Life Without Parole for Juveniles
Sentencing a juvenile to life without parole is a relatively recent practice in the United States, and it almost never happened before the 1980s. Because there is no national database tracking youth serving adult sentences and the age at which an individual is considered an adult varies by state, the exact number of youth serving life without parole is not known. However, a study published in 2013 by the Sentencing Project estimates that more than 2,500 juvenile inmates are currently serving life without parole sentences, and 7,862 total inmates are serving life sentences with the possibility of parole for crimes committed before 18 years of age.

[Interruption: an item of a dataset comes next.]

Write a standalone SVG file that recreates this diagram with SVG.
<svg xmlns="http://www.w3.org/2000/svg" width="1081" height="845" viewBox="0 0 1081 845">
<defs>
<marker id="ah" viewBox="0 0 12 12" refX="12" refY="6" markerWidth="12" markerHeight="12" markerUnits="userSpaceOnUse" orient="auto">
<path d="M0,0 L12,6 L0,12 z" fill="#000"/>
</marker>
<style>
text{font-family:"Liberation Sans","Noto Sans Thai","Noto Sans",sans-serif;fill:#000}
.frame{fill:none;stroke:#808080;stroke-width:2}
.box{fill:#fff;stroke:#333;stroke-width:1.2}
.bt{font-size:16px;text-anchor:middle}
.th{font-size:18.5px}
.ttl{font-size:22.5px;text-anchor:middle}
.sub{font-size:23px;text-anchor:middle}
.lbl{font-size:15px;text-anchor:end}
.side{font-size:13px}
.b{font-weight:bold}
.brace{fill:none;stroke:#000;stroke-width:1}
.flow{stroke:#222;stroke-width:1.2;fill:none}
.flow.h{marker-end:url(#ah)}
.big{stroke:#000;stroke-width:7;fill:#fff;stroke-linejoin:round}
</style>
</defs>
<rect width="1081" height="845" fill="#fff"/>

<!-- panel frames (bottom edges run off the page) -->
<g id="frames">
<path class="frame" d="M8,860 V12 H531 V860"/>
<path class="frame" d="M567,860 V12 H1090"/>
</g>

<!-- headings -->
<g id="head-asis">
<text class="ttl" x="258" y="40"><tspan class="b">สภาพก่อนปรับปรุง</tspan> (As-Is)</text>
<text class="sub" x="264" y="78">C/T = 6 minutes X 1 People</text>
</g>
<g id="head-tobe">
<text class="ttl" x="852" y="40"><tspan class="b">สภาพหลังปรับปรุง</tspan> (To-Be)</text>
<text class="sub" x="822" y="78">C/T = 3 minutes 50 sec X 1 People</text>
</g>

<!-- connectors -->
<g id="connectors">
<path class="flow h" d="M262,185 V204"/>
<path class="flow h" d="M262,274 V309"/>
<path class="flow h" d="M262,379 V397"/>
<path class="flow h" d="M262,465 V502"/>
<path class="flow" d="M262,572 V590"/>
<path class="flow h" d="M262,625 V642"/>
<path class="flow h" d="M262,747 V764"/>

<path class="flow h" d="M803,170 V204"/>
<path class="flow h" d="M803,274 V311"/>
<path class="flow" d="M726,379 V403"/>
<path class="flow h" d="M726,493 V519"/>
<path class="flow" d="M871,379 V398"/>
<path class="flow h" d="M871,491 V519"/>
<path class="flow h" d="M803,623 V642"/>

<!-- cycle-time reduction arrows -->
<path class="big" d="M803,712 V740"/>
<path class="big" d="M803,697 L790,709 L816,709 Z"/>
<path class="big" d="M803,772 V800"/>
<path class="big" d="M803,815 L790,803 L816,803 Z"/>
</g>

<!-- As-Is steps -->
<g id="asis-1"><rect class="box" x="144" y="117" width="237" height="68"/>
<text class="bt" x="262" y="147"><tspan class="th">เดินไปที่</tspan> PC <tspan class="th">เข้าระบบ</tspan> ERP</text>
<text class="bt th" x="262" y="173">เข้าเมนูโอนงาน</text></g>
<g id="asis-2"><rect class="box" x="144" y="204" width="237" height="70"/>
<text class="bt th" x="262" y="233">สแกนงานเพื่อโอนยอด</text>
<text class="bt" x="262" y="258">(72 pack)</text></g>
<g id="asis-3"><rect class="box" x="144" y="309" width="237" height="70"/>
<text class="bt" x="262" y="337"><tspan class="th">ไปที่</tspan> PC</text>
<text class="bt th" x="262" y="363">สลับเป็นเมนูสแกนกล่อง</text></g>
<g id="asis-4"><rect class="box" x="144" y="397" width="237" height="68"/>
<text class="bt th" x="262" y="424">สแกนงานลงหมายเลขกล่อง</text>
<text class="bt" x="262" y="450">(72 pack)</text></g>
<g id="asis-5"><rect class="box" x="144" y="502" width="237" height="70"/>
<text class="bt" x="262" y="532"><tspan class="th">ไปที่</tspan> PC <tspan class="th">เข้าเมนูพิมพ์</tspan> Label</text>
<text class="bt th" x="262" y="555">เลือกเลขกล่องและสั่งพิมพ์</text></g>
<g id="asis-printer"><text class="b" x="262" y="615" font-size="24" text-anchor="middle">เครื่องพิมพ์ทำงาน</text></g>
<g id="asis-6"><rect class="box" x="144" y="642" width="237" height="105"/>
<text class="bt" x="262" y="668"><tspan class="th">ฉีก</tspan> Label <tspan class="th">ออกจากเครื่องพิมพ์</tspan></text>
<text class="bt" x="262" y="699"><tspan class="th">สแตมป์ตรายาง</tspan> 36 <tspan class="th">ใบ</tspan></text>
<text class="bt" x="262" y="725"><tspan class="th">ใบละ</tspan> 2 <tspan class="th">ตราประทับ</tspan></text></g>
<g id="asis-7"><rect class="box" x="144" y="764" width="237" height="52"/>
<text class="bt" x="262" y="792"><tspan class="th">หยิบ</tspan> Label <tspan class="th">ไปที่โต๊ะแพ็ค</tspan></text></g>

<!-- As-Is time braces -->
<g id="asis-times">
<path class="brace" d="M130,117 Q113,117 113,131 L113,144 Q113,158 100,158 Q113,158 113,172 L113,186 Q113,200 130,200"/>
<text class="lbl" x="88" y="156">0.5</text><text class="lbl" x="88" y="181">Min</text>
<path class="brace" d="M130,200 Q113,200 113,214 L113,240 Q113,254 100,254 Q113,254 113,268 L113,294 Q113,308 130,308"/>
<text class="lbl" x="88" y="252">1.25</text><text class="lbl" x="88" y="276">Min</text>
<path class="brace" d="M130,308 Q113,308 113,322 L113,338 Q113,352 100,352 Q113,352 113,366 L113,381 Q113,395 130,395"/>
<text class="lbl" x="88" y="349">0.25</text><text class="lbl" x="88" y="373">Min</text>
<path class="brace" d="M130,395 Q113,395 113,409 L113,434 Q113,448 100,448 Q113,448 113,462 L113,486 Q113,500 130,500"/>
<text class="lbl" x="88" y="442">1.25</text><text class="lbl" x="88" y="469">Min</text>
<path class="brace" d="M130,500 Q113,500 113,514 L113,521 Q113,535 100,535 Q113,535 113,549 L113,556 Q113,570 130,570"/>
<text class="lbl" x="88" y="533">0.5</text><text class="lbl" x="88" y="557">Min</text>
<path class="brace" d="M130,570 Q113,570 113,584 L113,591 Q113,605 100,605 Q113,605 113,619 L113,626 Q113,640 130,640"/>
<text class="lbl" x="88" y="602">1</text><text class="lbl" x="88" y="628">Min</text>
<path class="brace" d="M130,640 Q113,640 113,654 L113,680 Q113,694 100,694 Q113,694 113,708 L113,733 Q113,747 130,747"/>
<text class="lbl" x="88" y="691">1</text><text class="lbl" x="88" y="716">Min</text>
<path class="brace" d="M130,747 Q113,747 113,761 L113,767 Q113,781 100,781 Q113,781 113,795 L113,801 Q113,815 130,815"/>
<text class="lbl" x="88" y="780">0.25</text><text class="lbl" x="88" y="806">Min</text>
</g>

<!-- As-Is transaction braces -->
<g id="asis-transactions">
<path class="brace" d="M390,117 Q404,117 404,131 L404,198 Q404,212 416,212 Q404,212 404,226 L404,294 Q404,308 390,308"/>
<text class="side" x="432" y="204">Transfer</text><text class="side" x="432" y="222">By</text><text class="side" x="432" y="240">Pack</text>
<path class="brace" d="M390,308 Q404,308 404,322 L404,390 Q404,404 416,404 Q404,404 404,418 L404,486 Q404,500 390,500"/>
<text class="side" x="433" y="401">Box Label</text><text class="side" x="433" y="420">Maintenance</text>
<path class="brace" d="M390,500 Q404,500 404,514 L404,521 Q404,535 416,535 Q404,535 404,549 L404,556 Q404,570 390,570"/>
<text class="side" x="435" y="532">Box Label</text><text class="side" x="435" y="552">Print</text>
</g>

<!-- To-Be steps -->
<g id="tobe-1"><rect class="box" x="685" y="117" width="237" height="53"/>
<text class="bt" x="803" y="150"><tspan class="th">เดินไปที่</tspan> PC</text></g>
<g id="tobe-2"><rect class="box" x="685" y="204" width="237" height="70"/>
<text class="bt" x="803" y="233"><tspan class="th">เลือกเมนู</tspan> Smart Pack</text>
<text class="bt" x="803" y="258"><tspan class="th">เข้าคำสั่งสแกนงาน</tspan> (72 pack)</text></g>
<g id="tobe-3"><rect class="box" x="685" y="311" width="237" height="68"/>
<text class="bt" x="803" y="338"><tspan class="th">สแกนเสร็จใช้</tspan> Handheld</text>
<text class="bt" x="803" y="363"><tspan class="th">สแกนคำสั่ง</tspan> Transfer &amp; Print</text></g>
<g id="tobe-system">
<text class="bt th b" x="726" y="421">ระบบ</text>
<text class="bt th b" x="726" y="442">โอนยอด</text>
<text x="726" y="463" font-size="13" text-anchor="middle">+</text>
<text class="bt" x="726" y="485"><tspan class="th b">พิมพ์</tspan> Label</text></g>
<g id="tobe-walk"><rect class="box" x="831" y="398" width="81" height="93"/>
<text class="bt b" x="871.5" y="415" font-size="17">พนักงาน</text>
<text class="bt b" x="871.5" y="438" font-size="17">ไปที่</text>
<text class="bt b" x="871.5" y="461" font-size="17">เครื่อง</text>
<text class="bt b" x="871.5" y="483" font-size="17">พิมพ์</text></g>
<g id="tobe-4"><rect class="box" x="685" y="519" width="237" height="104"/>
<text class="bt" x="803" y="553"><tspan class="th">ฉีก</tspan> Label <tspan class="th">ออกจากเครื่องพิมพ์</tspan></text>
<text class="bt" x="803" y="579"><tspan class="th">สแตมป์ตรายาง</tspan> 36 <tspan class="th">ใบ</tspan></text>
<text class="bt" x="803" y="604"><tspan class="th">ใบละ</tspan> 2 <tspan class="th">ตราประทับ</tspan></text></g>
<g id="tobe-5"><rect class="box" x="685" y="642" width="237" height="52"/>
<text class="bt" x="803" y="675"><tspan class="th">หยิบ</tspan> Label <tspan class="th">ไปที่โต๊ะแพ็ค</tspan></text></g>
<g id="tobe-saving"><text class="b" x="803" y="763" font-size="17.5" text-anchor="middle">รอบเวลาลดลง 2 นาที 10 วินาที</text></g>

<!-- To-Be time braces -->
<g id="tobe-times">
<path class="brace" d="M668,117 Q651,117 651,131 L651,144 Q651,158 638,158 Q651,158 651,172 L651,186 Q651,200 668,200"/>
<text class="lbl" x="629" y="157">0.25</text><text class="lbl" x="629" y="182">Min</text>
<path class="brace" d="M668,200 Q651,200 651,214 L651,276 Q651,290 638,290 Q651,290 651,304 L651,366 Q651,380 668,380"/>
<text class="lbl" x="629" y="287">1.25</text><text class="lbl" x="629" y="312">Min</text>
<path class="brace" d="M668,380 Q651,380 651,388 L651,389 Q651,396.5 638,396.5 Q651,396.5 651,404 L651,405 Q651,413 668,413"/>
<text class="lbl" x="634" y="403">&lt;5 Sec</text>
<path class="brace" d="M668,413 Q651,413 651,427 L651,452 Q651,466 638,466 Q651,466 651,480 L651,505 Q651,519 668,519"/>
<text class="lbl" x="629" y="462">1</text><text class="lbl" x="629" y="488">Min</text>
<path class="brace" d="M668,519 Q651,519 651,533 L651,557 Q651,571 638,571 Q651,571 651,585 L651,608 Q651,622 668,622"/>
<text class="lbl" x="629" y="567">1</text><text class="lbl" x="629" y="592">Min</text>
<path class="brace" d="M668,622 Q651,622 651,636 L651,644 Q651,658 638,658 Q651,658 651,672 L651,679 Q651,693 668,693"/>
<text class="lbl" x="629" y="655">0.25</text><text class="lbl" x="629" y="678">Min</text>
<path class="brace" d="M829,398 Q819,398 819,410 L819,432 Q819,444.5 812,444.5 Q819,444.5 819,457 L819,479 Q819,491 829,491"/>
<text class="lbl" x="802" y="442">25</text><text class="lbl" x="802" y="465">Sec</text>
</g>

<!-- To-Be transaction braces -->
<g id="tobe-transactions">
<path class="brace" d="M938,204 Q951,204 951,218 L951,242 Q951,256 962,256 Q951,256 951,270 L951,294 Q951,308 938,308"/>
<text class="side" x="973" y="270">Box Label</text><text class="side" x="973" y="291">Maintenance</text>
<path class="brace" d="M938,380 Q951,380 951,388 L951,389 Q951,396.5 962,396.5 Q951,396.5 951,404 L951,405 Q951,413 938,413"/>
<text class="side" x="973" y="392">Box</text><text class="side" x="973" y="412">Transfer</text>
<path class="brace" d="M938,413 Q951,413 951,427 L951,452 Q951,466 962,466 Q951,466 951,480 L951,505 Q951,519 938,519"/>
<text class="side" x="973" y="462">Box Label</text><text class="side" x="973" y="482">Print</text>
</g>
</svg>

The Juvenile Justice Delinquency Prevention Act and the Prison Rape Elimination Act were established to provide regulations and protection for juvenile offenders and convicted youth who are tried as adults. Among other things, these dictate that youth may not be housed with adult inmates and when they are in common spaces they must either be kept from seeing and communicating with the adult inmates or have direct staff supervision while with adult inmates. As a result, however, juvenile inmates may be placed in isolation, or solitary confinement, as a safety measure. According to the American Academy of Child and Adolescent Psychiatry, "The potential psychiatric consequences of prolonged solitary confinement are well recognized and include depression, anxiety and psychosis." Additionally, many educational and reform programs for incarcerated youth face decreased funding, and more than 60 percent of juveniles with life sentences who responded to a survey taken in 2012 reported that they did not have access to these programs.